Je me suis attardé sur tous les signes, les objets autour de personnages illustres comme Duchamp, Picabia, Bellmer, Éluard, les oeuvres en marge et de leur entourage, tout ce qui pouvait constituer une constellation fantomatique et magique autour de ces artistes. J’ai retenu des oeuvres en relation avec des thèmes comme la radio, la nuit, un masque mortuaire d’Éluard touché par une balle allemande dans l’atelier d’André Breton, une photographie de Kertész, un autochrome de Dechavannes, une gouache de Bellmer sur papier noir, Une lune dans l’autre de Tanning, une décalcomanie de Breton…
« Je crois que le cinéma, quand on ne s’y ennuie pas, est l’art de laisser revenir les fantômes », disait Derrida. J’ai imaginé une exposition faite d’oeuvres autour de la nuit, de spectres, de visages que l’on reconnaît, un monde parallèle de rêverie élaboré de manière très intuitive, dans le prolongement de mon projet au Bass Museum of Art (Miami Beach), où les regards des peintures anciennes que j’avais sélectionnées donnaient le sentiment d’observer mes oeuvres, et de l’exposition « Memories of the Future », un accrochage pour lequel j’avais convoqué dix-huit artistes autour de la question de la manipulation du temps.
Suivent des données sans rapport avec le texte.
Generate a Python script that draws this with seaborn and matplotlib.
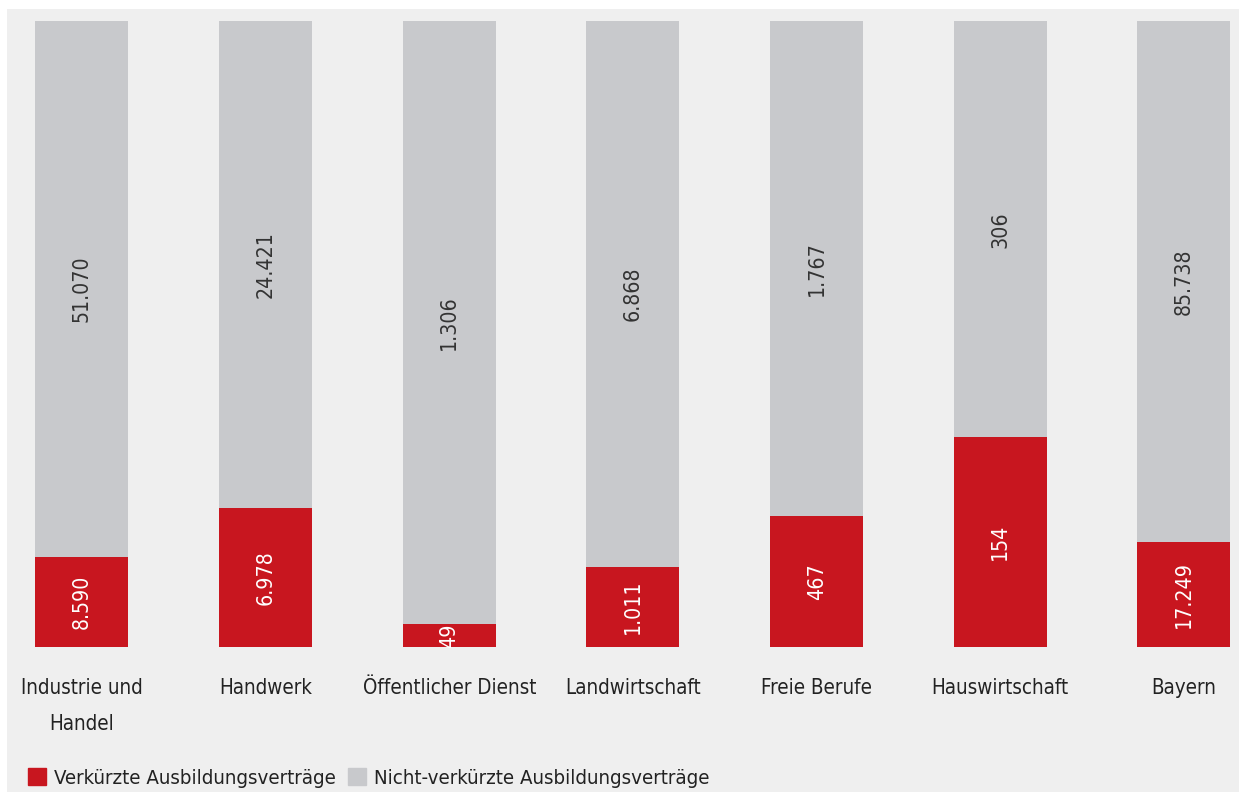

Les visages se tiendront là, tels des revenants, comme celui du premier portrait de Duchamp artiste par Hoffmann, en 1912, et il y aura aussi les premières oeuvres, comme les fantômes des oeuvres futures, avec ce paysage de Picabia de 1909 qui ne laisse rien imaginer de ce que va devenir son travail. Il me semble intéressant de jouer sur la présence de ces artistes, et pas uniquement sur celle de leurs oeuvres. De même que les surréalistes invoquaient les esprits ou mettaient en place des dispositifs destinés à faire surgir des voix fantomatiques (masques mortuaires, cadavres exquis, hypnose), j’aimerais réactiver ces objets, explorer leur magnétisme et leur pouvoir évocatoire d’une histoire, comme des témoins de cette période et de cette recherche. La coexistence de ces pièces formera une unique séquence, comme un long travelling nocturne qui s’enchaîne."